As for the rest of the meet, Le Clos will be forced to put all of his eggs in the 100 fly basket, where he’s won back-to-back Olympic silver medals. However, based on the recent dominance from Caeleb Dressel, the rise of Milak, and the overall improvement we’ve seen in the event of late (four others in the field have been sub-51 this year), Le Clos will need to pull a rabbit out of his hat to get back on the podium. It will likely require a sub-51 swim to medal, something Le Clos hasn’t done since 2018.
- The men’s 200 fly also saw Chinese Taipei’s Eddie Wang, or Wang Kuan Hung is in his native country, set a new National Record in 1:54.44, looking strong to qualify second into the semis.
- After missing the 400 IM final as the gold medal favorite, Daiya Seto advanced ninth into the semis in 1:55.26.

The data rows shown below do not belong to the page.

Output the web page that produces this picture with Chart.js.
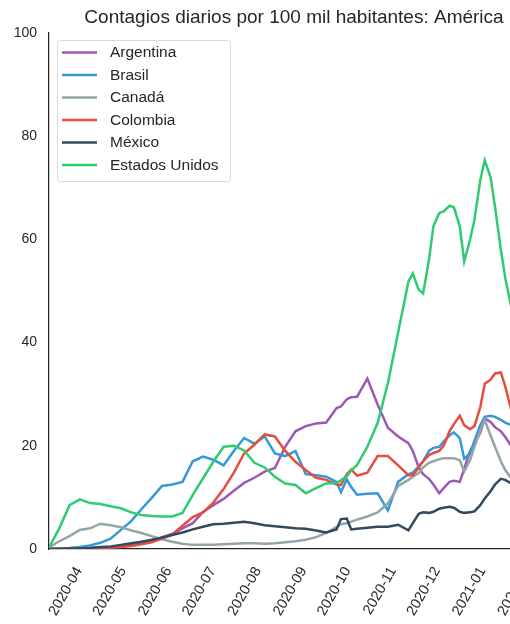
<!DOCTYPE html>
<html>
<head>
<meta charset="utf-8">
<script src="https://cdn.jsdelivr.net/npm/chart.js@4"></script>
<style>
  html, body { margin: 0; padding: 0; background: #fff; overflow: hidden; }
  #wrap { position: absolute; left: 0; top: 0; width: 560px; height: 624px; }
</style>
</head>
<body>
<div id="wrap"><canvas id="chart1" width="560" height="624"></canvas></div>
<script>
// fechas de muestreo (media móvil)
const fechas = [
  '2020-03-21', '2020-03-28', '2020-04-04', '2020-04-11', '2020-04-18', '2020-04-25',
  '2020-05-02', '2020-05-09', '2020-05-16', '2020-05-23', '2020-05-30',
  '2020-06-06', '2020-06-13', '2020-06-20', '2020-06-27',
  '2020-07-04', '2020-07-11', '2020-07-18', '2020-07-25',
  '2020-08-01', '2020-08-08', '2020-08-15', '2020-08-22', '2020-08-29',
  '2020-09-05', '2020-09-12', '2020-09-19', '2020-09-26',
  '2020-10-03', '2020-10-06', '2020-10-10', '2020-10-13', '2020-10-17', '2020-10-24', '2020-10-31',
  '2020-11-07', '2020-11-14', '2020-11-21', '2020-11-24', '2020-11-28',
  '2020-12-01', '2020-12-05', '2020-12-08', '2020-12-12', '2020-12-15', '2020-12-19', '2020-12-22', '2020-12-26', '2020-12-29',
  '2021-01-02', '2021-01-05', '2021-01-09', '2021-01-12', '2021-01-16', '2021-01-19', '2021-01-23', '2021-01-26', '2021-01-30',
  '2021-02-02', '2021-02-06', '2021-02-09', '2021-02-13'
];

const meses = ['2020-04', '2020-05', '2020-06', '2020-07', '2020-08', '2020-09',
  '2020-10', '2020-11', '2020-12', '2021-01', '2021-02'];

const argentina = [0.0, 0.1, 0.1, 0.2, 0.2, 0.2, 0.3, 0.5, 0.8, 1.1, 1.6, 2.3, 2.9, 4.0, 5.0,
  7.2, 8.5, 9.7, 11.3, 12.8, 13.8, 15.0, 15.7, 19.8, 22.8, 23.8, 24.3, 24.5,
  27.3, 27.6, 29.0, 29.4, 29.5, 33.0, 28.0, 23.5, 21.8, 20.5, 19.0, 15.8,
  14.5, 13.6, 12.5, 10.8, 11.8, 13.0, 13.2, 13.0, 15.5,
  19.0, 20.5, 22.5, 25.3, 24.6, 23.6, 22.8, 21.7, 20.0, 19.0, 18.0, 17.0, 16.0];

const brasil = [0.0, 0.1, 0.2, 0.4, 0.7, 1.2, 2.0, 3.7, 5.4, 7.7, 9.9, 12.2, 12.5, 13.0, 17.0,
  17.9, 17.3, 16.2, 19.0, 21.5, 20.4, 21.8, 18.5, 18.0, 19.0, 14.5, 14.3, 14.0,
  13.0, 11.0, 13.5, 12.0, 10.5, 10.7, 10.8, 7.5, 13.0, 14.5, 14.8, 16.0,
  17.0, 19.0, 19.6, 19.8, 20.8, 22.0, 22.6, 21.5, 17.5,
  18.5, 21.0, 24.0, 25.6, 25.8, 25.6, 25.0, 24.5, 24.0, 24.0, 23.5, 23.0, 22.0];

const canada = [0.3, 1.5, 2.5, 3.7, 4.0, 4.9, 4.6, 4.2, 3.6, 3.1, 2.5, 1.9, 1.4, 1.0, 0.8,
  0.8, 0.8, 0.9, 1.0, 1.1, 1.1, 1.0, 1.1, 1.3, 1.5, 1.8, 2.3, 3.1,
  4.3, 4.8, 5.0, 5.3, 5.7, 6.3, 7.1, 8.8, 12.2, 13.4, 14.0, 14.7,
  15.8, 16.7, 17.0, 17.4, 17.6, 17.6, 17.6, 17.2, 15.0,
  17.2, 19.8, 23.0, 25.0, 22.0, 19.8, 17.0, 15.3, 13.7, 12.5, 11.0, 10.0, 9.0];

const colombia = [0.0, 0.0, 0.1, 0.1, 0.2, 0.2, 0.3, 0.4, 0.6, 0.9, 1.3, 2.0, 2.8, 4.5, 6.2,
  7.1, 9.0, 11.6, 14.8, 18.5, 20.2, 22.2, 21.8, 19.0, 16.9, 15.3, 13.8, 13.4,
  12.5, 12.4, 14.5, 15.4, 14.2, 14.8, 18.0, 18.0, 16.2, 14.3, 14.3, 15.8,
  17.0, 18.2, 18.6, 19.0, 20.0, 22.8, 24.2, 25.8, 24.0,
  23.2, 23.8, 27.5, 32.0, 32.8, 34.0, 34.2, 31.5, 27.0, 24.0, 21.0, 19.0, 17.0];

const mexico = [0.0, 0.0, 0.1, 0.1, 0.2, 0.4, 0.5, 0.8, 1.1, 1.4, 1.8, 2.2, 2.7, 3.2, 3.8,
  4.3, 4.8, 4.9, 5.1, 5.3, 5.0, 4.6, 4.4, 4.2, 4.0, 3.9, 3.6, 3.2,
  3.8, 5.8, 5.9, 3.8, 3.9, 4.1, 4.3, 4.3, 4.7, 3.6, 5.0, 6.8,
  7.1, 7.0, 7.2, 7.8, 8.0, 8.2, 8.0, 7.2, 7.0,
  7.1, 7.3, 8.5, 9.8, 11.2, 12.5, 13.6, 13.4, 12.7, 12.0, 11.0, 10.5, 10.0];

const estadosUnidos = [0.3, 4.0, 8.5, 9.6, 8.9, 8.7, 8.3, 7.9, 7.1, 6.6, 6.4, 6.3, 6.3, 7.0, 10.5,
  13.7, 16.9, 19.8, 20.0, 19.1, 16.7, 15.8, 14.0, 12.7, 12.4, 10.8, 11.8, 12.7,
  12.8, 13.3, 14.1, 15.2, 16.3, 19.8, 24.4, 32.1, 42.0, 51.8, 53.4, 50.2,
  49.5, 56.0, 62.5, 65.1, 65.4, 66.5, 66.2, 62.5, 55.7,
  59.9, 63.8, 71.5, 75.3, 72.0, 66.3, 58.0, 52.5, 47.0, 42.0, 37.0, 34.0, 30.0];

const paises = ['Argentina', 'Brasil', 'Canadá', 'Colombia', 'México', 'Estados Unidos'];
const series = [argentina, brasil, canada, colombia, mexico, estadosUnidos];
const colores = ['#9b59b6', '#3498db', '#95a5a6', '#e74c3c', '#34495e', '#2ecc71'];

const FUENTE = '"Liberation Sans", Arial, sans-serif';
const TEXTO = '#262626';

// días desde 2020-04-01
function dia(s) {
  const p = s.split('-').map(Number);
  return (Date.UTC(p[0], p[1] - 1, p[2] || 1) - Date.UTC(2020, 3, 1)) / 86400000;
}

const leyenda = {
  id: 'leyenda',
  afterDatasetsDraw(chart) {
    const ctx = chart.ctx;
    ctx.save();
    ctx.fillStyle = 'rgba(255,255,255,0.8)';
    ctx.strokeStyle = '#d9d9d9';
    ctx.lineWidth = 1;
    ctx.beginPath();
    ctx.roundRect(57.5, 40.5, 173, 141, 3);
    ctx.fill();
    ctx.stroke();
    ctx.font = '15.5px ' + FUENTE;
    ctx.textBaseline = 'middle';
    chart.data.datasets.forEach((ds, i) => {
      const y = 52.5 + i * 22.5;
      ctx.strokeStyle = ds.borderColor;
      ctx.lineWidth = 2.5;
      ctx.beginPath();
      ctx.moveTo(62, y);
      ctx.lineTo(97, y);
      ctx.stroke();
      ctx.fillStyle = TEXTO;
      ctx.fillText(ds.label, 110, y + 0.5);
    });
    ctx.restore();
  }
};

const ctx = document.getElementById('chart1');
new Chart(ctx, {
  type: 'line',
  data: {
    datasets: paises.map((p, i) => ({
      label: p,
      data: series[i].map((v, j) => ({ x: dia(fechas[j]), y: v })),
      borderColor: colores[i],
      backgroundColor: colores[i],
      borderWidth: 2.5,
      pointRadius: 0,
      tension: 0,
      order: paises.length - i,
    })),
  },
  options: {
    responsive: false,
    animation: false,
    layout: { padding: { top: 0, right: 21, bottom: 0, left: 0 } },
    plugins: {
      legend: { display: false },
      tooltip: { enabled: false },
      title: {
        display: true,
        fullSize: false,
        text: 'Contagios diarios por 100 mil habitantes: América',
        color: TEXTO,
        font: { family: FUENTE, size: 19, weight: 'normal' },
        padding: { top: 6, bottom: 4 },
      },
    },
    scales: {
      x: {
        type: 'linear',
        min: dia('2020-03-21'),
        max: dia('2021-02-18'),
        grid: { display: false, drawTicks: false },
        border: { display: true, color: TEXTO, width: 1.25 },
        afterBuildTicks: (scale) => {
          scale.ticks = meses.map(m => ({ value: dia(m) }));
        },
        afterFit: (scale) => { scale.height = 75; },
        ticks: {
          autoSkip: false,
          maxRotation: 60,
          minRotation: 60,
          padding: 15,
          labelOffset: 14,
          color: TEXTO,
          font: { family: FUENTE, size: 14.5 },
          callback: (v, i) => meses[i],
        },
      },
      y: {
        min: 0,
        max: 100,
        grid: { display: false, drawTicks: false },
        border: { display: true, color: TEXTO, width: 1.25 },
        afterFit: (scale) => { scale.width = 49; },
        ticks: {
          stepSize: 20,
          padding: 12,
          color: TEXTO,
          font: { family: FUENTE, size: 14 },
        },
      },
    },
  },
  plugins: [leyenda],
});
</script>
</body>
</html>
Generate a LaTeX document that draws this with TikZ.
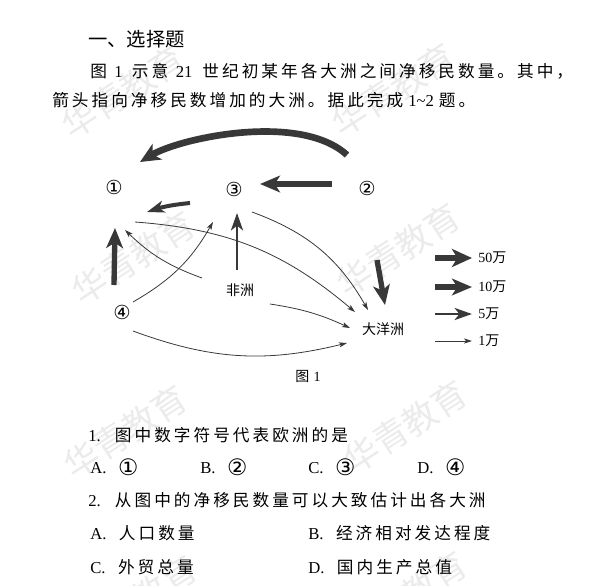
\documentclass[tikz,border=0pt]{standalone}
\usepackage{fontspec}
\setmainfont{Liberation Serif}
\newfontfamily\cjk[LetterSpace=18]{Noto Sans CJK SC}
\newfontfamily\cjkd{Noto Sans CJK SC}
\newfontfamily\circledfont{DejaVu Sans}
\newcommand\optnum[1]{\raisebox{-1.5pt}{\circledfont\fontsize{17pt}{18pt}\selectfont #1}}
\usetikzlibrary{arrows.meta,positioning,calc}

\begin{document}
\begin{tikzpicture}[x=0.75pt,y=-0.75pt,
  body/.style={anchor=west,inner sep=0pt,font=\fontsize{12.5pt}{15pt}\selectfont},
  lbl/.style={inner sep=0pt,font=\fontsize{10.5pt}{12pt}\selectfont\cjkd},
  cnum/.style={inner sep=0pt,font=\fontsize{14.5pt}{16pt}\selectfont\circledfont},
  wmark/.style={rotate=33,text=black!8,font=\fontsize{26pt}{30pt}\selectfont\cjkd},
  flow/.style={draw=black!78},
  w50/.style={flow,line width=5pt,-{Stealth[length=15pt,width=13.5pt,inset=4pt]}},
  w10/.style={flow,line width=4pt,-{Stealth[length=15pt,width=12.5pt,inset=4pt]}},
  w5/.style={flow,line width=2.2pt,-{Stealth[length=13pt,width=9pt,inset=3.5pt]}},
  w1/.style={flow,line width=0.6pt,-{Stealth[length=6pt,width=3.8pt,inset=1.5pt]}}]
\useasboundingbox (0,0) rectangle (605,585);

\begin{scope}
\clip (0,0) rectangle (605,585);
\foreach \wx/\wy in {123/92,393/90,133/258,398/250,125/432,405/427,135/602,405/598}
  \node[wmark] at (\wx,\wy) {华青教育};
\end{scope}

\node[body,font=\fontsize{14.5pt}{17pt}\selectfont\cjkd] (head) at (88,39) {一、选择题};
\node[body] (intro1) at (90,71) {{\cjk 图}\hspace{.45em}1\hspace{.55em}{\cjk 示意}\hspace{.45em}21\hspace{.6em}{\cjk 世纪初某年各大洲之间净移民数量。其中，}};
\node[body] (intro2) at (52,100) {{\cjk 箭头指向净移民数增加的大洲。据此完成}\hspace{.3em}1\textasciitilde 2\hspace{.3em}{\cjk 题。}};

% diagram
\node[cnum] (n1) at (114,187) {①};
\node[cnum] (n3) at (234,189) {③};
\node[cnum] (n2) at (367,188) {②};
\node[cnum] (n4) at (122,312) {④};
\node[lbl] (afr) at (240,290) {非洲};
\node[lbl] (oce) at (383,329) {大洋洲};
\node[lbl] (fig) at (308,376) {图\hspace{.3em}{\rmfamily 1}};

\draw[w50] ($(n2)+(-20,-33)$) .. controls ($(n2)+(-67,-76)$) and ($(n1)+(66,-49)$) .. ($(n1)+(26,-25)$);
\draw[w10] ($(n2)+(-35,-4)$) -- ($(n3)+(26,-5)$);
\draw[w5,line width=3pt] ($(n3)+(-44,14)$) to[bend right=6] ($(n1)+(33,25)$);
\draw[w10] ($(n4)+(-8,-27)$) -- ($(n1)+(1,41)$);
\draw[w5] ($(afr)+(-3,-20)$) -- ($(n3)+(3,24)$);
\draw[w10] ($(n2)+(10,72)$) -- ($(oce)+(2,-24)$);
\draw[w1] ($(afr)+(-38,-12)$) to[bend left=12] ($(n1)+(11,43)$);
\draw[w1] ($(n4)+(11,-10)$) to[bend right=15] ($(n3)+(-21,33)$);
\draw[w1] ($(n1)+(21,35)$) to[bend left=18] ($(oce)+(-28,-17)$);
\draw[w1] ($(n3)+(18,23)$) to[bend left=20] ($(oce)+(-15,-19)$);
\draw[w1] ($(afr)+(30,14)$) to[bend left=8] ($(oce)+(-33,-1)$);
\draw[w1] ($(n4)+(11,19)$) to[bend right=17] ($(oce)+(-36,14)$);

% legend
\node[lbl,anchor=west] (l50) at (478,258) {{\rmfamily 50}万};
\node[lbl,anchor=west] (l10) at (478,287) {{\rmfamily 10}万};
\node[lbl,anchor=west] (l5) at (478,314) {{\rmfamily 5}万};
\node[lbl,anchor=west] (l1) at (478,341) {{\rmfamily 1}万};
\draw[w50] ($(l50.west)+(-43,0)$) -- ($(l50.west)+(-6,0)$);
\draw[w10] ($(l10.west)+(-43,0)$) -- ($(l10.west)+(-6,0)$);
\draw[w5] ($(l5.west)+(-43,0)$) -- ($(l5.west)+(-6,0)$);
\draw[w1] ($(l1.west)+(-43,0)$) -- ($(l1.west)+(-6,0)$);

% questions
\node[body] (q1) at (88,435) {1.\hspace{.85em}{\cjk 图中数字符号代表欧洲的是}};
\node[body] (q1a) at (90,467) {A.\hspace{.7em}\optnum{①}};
\node[body] (q1b) at (200,467) {B.\hspace{.7em}\optnum{②}};
\node[body] (q1c) at (308,467) {C.\hspace{.7em}\optnum{③}};
\node[body] (q1d) at (417,467) {D.\hspace{.7em}\optnum{④}};
\node[body] (q2) at (88,500) {2.\hspace{.85em}{\cjk 从图中的净移民数量可以大致估计出各大洲}};
\node[body] (q2a) at (90,533) {A.\hspace{.75em}{\cjk 人口数量}};
\node[body] (q2b) at (308,533) {B.\hspace{.75em}{\cjk 经济相对发达程度}};
\node[body] (q2c) at (90,567) {C.\hspace{.75em}{\cjk 外贸总量}};
\node[body] (q2d) at (308,567) {D.\hspace{.75em}{\cjk 国内生产总值}};
\end{tikzpicture}
\end{document}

- With everything mentioned about Le Clos barely advancing, some other top names missed, including Ukraine’s Denys Kesil (1:56.37), who was fifth at the 2019 World Championships, and Bulgaria’s Antani Ivanov (1:56.36), who is coming off setting a PB at the European Championships in 1:54.50.
Pellegrini Qualifies 15th In 200 Free
Reigning back-to-back world champion and 2008 Olympic gold medalist Federica Pellegrini didn’t have the same closing speed we’ve become accustomed to seeing from her in the women’s 200 free prelims, turning third at the 150 in Heat 3 but falling to fifth at the finish in 1:57.33.
Pellegrini ended up 15th overall, meaning she’ll be out in Lane 8 in the second semi-final, but she wasn’t really at risk of failing to advance, with the 16th-place swimmer exactly one second behind her.
Nonetheless, the 32-year-old Italian will have her back against the wall in the semis if she wants to move on to a fifth straight Olympic final, likely needing to be at least a full second faster than she was in the prelims.
It’s worth pointing out that Pellegrini was only a half-second faster, 1:56.81, in the heats at the 2019 World Championships before ultimately winning gold, but the way she was outmatched over the last 50 in her heat was uncharacteristic.
- The Canadians continue to look good, with Penny Oleksiak (1:55.38) dropping a second from her best time to advance in second and 14-year-old Summer McIntosh slicing .08 off her National Age Group Record to qualify fifth (1:56.11). Not only is this a good sign for their chances to put two women into the final, but also a promising indicator for the 800 free relay, where they may take a run at the United States for the silver medal. Katie Ledecky looks good after going 1:55.28, but Allison Schmitt (1:57.10) now looks like an outside shot to final, and Paige Madden was not at her best in the 400 free final. However, Canada will also need to rely on a return-to-form from Taylor Ruck, who has been well off her best so far in Tokyo.
- Coming off of resetting the Asian Record in back-to-back swims and winning bronze in the women’s 400 freestyle, China’s Li Bingjie struggled during the session, failing to advance to either the women’s 200 free semis or the 1500 free final. Her countrymate, Wang Jianjiahe, picked up the slack with a new Asian Record in the 1500 in 15:41.49, qualifying second for the final behind Ledecky.
Americans Look Strong In Women’s 200 IM
Needing to bounce back after a disappointing showing in the 400 individual medley on Day 1, Katinka Hosszu willed herself to do just that in the women’s 200 IM prelims, but it looked like it was anything but easy.
Hosszu, who has not lost the 200 IM at an Olympics or World Championships since 2012, grinded her way to the Heat 4 victory in a time of 2:09.70, running down American Alex Walsh (2:09.94) on the freestyle.
Hosszu ends up qualifying second overall for the semis, and offered a nod of approval after seeing her time, but it looked like a real hard 2:09 for someone who has been more than three seconds faster.
Given the recent changes to her training, along with the fact that she’s now 32, her fifth-place finish in the 400 IM wasn’t necessarily shocking. And after only managing bronze in the 200 at the European Championships two months ago, she’s now at risk of losing all three of her Olympic titles here in Tokyo (Hosszu also won 2016 Olympic gold in the 100 back, which she chose not to contest in 2021).
On the other hand, Walsh looked smooth in what was her first-ever Olympic swim, and the same goes for her American and University of Virginia teammate Kate Douglass, who glided her way to the top time of the session in 2:09.16.